A first-class, hand-formed, grilled-to-order hamburger was abetted with hand-cut fries. In the 1980s, you could count the number of places with fresh-cut fries on the fingers of one hand. Making the fries even better was the Creole seasoning sprinkled over them--a brilliant idea only rarely encountered even now. Those fries were reason enough to go to Café Savanna. But they didn't stop there. Other vegetables--eggplant, mirlitons, asparagus, and cauliflower--were also fried and seasoned the same way.

Grilled fish was just beginning to catch on in the bistros. Café Savanna latched onto that trend, as well as the one that had every kind of restaurant, top to bottom, serving pasta with creamy sauces with seafood. (You still had to go to an Italian place for red sauces.)

But they also had the familiar fried seafood platters, red beans on Monday, and a decent assortment of sandwiches. The chicken-fried steak was--unlike the more famous one at the College Inn a mile away--not only edible but delicious. The dessert emphasis was on pie, which they baked in a different variety every day.

The premises were appealing, in a rustic, late-1960s way. An interesting element of decor was an assortment of 1930s-era advertising pieces for the local soft drink Dr Nut. Coincidentally, Dr Nut made its third and final reappearance in the market around the time that Café Savanna opened.

On my first visit to Café Savanna, I had a flashback. I knew I had been there before, and it took only a second to remember when and why. In the late 1960s and early 1970s, I worked three blocks away at the original Time Saver store on Carrollton and Oak. One of our customers, hanging around the store drinking a Coke so he wouldn't have to pay the two-cent deposit on the returnable bottle, got into a conversation with me about the roast beef poor boy.

"The best roast beef in town is right across the street!" he said. "Have you tried it at Adolph's?" No, I hadn't. But the promise of a great version of that sandwich--the first dish for which I had personal criteria of excellence--was enough to make me try it. It really was good, with a kind of dry-roasted beef and a gravy so intense in flavor that you didn't need to flood the sandwich with it to get a good flavor.

The premises were minimal: all there was to the place was what is now the front room at Jacques-Imo's. They had a brief but comprehensive menu of lunchtime specialties: sandwiches, seafood platters, a couple of daily specials. I remember red-checked tablecloths, unpainted wood, and inadequate lighting even during the day. And very good food at prices that were mostly less than a dollar. (I am not kidding.)

I became a semi-regular at Adolph's, but this was a few years before I started writing about restaurants. I never did compose a review.

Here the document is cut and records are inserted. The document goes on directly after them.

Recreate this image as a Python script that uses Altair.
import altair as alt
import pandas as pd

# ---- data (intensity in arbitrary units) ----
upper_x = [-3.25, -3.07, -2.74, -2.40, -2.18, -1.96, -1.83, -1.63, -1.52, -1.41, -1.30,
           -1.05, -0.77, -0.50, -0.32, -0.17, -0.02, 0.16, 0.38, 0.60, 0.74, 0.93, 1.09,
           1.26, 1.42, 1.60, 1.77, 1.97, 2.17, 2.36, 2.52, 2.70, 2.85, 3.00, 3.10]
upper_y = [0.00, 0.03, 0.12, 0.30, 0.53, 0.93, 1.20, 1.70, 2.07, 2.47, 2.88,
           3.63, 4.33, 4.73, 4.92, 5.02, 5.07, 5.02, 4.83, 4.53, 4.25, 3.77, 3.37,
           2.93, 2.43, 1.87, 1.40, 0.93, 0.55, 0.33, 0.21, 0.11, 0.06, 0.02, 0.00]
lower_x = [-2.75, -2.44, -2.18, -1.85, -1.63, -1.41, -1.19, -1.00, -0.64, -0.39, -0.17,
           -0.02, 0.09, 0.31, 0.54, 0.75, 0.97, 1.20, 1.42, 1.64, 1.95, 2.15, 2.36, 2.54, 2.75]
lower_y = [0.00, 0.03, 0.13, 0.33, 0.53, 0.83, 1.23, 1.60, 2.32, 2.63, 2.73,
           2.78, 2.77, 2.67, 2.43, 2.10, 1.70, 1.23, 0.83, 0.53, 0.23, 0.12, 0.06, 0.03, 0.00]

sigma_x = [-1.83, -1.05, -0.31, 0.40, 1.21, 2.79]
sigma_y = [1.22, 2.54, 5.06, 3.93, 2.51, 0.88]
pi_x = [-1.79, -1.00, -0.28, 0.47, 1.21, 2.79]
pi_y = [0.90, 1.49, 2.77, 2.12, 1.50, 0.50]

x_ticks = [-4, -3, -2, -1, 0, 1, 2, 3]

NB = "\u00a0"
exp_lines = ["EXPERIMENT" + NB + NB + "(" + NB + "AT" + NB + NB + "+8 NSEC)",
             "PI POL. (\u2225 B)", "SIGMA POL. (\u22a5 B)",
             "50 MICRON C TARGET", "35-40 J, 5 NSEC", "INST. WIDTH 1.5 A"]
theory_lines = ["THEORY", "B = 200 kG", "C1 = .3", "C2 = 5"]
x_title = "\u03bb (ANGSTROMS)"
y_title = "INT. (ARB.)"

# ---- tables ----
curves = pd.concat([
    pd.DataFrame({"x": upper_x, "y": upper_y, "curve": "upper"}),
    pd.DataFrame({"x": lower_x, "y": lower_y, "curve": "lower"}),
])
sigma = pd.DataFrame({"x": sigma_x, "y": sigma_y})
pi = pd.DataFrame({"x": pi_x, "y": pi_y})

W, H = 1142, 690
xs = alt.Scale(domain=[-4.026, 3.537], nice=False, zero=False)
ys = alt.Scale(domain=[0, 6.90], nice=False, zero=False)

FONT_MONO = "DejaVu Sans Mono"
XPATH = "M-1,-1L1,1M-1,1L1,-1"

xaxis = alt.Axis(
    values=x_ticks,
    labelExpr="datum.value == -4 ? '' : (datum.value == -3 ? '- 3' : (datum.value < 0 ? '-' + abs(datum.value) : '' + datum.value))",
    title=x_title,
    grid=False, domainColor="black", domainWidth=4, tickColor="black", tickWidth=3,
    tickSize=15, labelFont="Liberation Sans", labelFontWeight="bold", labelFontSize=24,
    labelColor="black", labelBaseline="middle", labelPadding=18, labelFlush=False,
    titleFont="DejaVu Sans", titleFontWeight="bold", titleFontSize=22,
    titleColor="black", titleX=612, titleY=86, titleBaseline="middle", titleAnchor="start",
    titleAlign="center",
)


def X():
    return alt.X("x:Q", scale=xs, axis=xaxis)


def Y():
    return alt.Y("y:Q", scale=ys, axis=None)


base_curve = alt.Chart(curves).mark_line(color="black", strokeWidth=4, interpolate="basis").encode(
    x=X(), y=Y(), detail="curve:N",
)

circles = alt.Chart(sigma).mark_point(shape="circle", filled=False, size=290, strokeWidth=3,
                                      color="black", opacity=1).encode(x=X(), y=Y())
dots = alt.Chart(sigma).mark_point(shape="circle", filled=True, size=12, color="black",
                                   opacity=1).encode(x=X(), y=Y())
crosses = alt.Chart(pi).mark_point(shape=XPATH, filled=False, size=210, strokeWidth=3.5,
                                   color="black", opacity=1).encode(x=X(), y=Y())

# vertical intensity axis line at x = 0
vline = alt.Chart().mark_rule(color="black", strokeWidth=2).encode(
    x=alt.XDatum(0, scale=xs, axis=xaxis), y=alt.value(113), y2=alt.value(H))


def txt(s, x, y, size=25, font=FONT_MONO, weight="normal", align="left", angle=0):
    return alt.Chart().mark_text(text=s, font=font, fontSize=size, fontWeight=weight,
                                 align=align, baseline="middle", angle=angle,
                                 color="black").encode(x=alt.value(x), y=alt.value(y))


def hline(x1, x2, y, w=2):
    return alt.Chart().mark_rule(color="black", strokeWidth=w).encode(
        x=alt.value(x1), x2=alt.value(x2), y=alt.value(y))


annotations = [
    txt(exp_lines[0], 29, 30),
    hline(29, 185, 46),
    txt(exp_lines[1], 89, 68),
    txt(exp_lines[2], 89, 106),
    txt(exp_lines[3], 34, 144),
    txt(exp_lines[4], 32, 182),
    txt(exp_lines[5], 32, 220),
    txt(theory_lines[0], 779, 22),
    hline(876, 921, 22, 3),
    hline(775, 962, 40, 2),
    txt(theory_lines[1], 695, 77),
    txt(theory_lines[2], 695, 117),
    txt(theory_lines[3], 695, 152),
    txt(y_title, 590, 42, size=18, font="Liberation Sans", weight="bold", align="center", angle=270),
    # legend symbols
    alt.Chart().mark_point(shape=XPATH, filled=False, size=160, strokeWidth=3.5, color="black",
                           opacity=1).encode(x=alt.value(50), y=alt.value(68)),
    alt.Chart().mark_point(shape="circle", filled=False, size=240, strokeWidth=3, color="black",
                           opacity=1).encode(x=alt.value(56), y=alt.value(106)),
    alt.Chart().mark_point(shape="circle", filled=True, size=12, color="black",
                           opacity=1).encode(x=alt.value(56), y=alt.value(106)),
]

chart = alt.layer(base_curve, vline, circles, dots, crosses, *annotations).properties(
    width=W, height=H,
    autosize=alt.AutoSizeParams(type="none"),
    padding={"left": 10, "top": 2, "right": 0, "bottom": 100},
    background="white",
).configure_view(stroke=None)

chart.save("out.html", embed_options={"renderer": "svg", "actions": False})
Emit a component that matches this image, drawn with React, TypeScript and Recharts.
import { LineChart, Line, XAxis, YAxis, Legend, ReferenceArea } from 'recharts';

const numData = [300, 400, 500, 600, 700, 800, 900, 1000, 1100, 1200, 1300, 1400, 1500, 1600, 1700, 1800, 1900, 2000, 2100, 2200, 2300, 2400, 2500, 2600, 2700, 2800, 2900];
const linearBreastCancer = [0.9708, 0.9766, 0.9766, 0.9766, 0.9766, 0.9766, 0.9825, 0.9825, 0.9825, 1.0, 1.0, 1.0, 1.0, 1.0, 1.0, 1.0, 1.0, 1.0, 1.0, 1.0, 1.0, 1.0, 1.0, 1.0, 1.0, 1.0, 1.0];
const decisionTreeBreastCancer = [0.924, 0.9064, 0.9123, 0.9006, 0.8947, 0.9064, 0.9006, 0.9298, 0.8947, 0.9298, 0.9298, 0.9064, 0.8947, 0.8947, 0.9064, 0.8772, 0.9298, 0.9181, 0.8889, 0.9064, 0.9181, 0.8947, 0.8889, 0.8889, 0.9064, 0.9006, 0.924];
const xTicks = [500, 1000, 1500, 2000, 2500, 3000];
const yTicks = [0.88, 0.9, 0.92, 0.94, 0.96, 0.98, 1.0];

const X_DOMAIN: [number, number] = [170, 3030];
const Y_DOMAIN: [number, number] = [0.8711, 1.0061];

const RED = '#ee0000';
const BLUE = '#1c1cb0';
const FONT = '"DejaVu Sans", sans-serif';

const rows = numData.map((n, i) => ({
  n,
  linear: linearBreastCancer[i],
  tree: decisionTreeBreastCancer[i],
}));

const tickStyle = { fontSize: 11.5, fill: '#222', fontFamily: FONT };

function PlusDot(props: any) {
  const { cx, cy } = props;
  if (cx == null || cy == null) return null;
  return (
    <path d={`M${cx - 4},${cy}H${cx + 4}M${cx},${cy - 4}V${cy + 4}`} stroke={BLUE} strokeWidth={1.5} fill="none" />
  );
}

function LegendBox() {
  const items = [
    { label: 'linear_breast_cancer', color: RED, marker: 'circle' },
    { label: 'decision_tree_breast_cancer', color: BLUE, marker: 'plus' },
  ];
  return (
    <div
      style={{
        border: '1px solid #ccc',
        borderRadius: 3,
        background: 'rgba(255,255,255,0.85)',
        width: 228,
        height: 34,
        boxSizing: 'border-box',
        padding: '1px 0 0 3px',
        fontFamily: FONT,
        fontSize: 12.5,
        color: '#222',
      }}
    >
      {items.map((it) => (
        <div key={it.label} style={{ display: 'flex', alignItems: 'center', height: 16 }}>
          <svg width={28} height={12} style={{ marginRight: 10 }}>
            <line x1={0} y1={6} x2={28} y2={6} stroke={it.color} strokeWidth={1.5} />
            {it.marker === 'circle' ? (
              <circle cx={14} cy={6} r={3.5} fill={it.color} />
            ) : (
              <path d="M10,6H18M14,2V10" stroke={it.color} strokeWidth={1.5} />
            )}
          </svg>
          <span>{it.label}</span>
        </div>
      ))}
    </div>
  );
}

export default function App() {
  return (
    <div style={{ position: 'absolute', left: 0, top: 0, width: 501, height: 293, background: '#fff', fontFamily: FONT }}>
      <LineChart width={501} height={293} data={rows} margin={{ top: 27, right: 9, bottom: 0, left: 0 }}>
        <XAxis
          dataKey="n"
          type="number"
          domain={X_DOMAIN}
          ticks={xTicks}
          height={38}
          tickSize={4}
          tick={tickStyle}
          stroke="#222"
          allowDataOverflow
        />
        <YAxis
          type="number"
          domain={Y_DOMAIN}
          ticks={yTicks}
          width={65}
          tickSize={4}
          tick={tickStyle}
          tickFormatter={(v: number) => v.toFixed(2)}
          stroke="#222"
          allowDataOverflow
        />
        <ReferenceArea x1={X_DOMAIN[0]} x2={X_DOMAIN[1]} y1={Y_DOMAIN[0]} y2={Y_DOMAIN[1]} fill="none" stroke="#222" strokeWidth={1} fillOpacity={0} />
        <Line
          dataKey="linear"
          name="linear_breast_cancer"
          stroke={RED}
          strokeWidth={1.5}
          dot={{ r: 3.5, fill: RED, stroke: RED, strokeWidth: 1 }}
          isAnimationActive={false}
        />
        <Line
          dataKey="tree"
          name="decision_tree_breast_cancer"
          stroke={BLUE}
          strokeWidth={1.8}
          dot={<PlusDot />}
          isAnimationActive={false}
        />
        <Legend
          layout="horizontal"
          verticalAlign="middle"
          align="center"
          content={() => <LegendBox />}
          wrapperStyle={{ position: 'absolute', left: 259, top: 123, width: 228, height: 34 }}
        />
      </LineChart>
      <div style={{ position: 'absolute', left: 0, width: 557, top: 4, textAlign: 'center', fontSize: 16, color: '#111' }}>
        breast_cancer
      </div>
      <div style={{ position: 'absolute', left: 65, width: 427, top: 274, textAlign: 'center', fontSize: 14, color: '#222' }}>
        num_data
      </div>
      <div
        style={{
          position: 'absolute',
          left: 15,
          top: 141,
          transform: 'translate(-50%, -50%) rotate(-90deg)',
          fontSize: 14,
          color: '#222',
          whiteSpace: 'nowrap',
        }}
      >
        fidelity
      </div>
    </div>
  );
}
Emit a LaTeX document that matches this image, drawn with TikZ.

Neither did Richard Collin, the Underground Gourmet--my mentor and the leading (only, really) food critic of his day. That lack of coverage made Adolph's one of the most obscure good restaurants within the limits of the memory of my generation. Or the one before it.

I'll bet Adolph's served Dr Nut during its second incarnation, in 1964. (It was the best soft drink of my life, so I would have ordered it with my grilled ham and cheese poor boy.)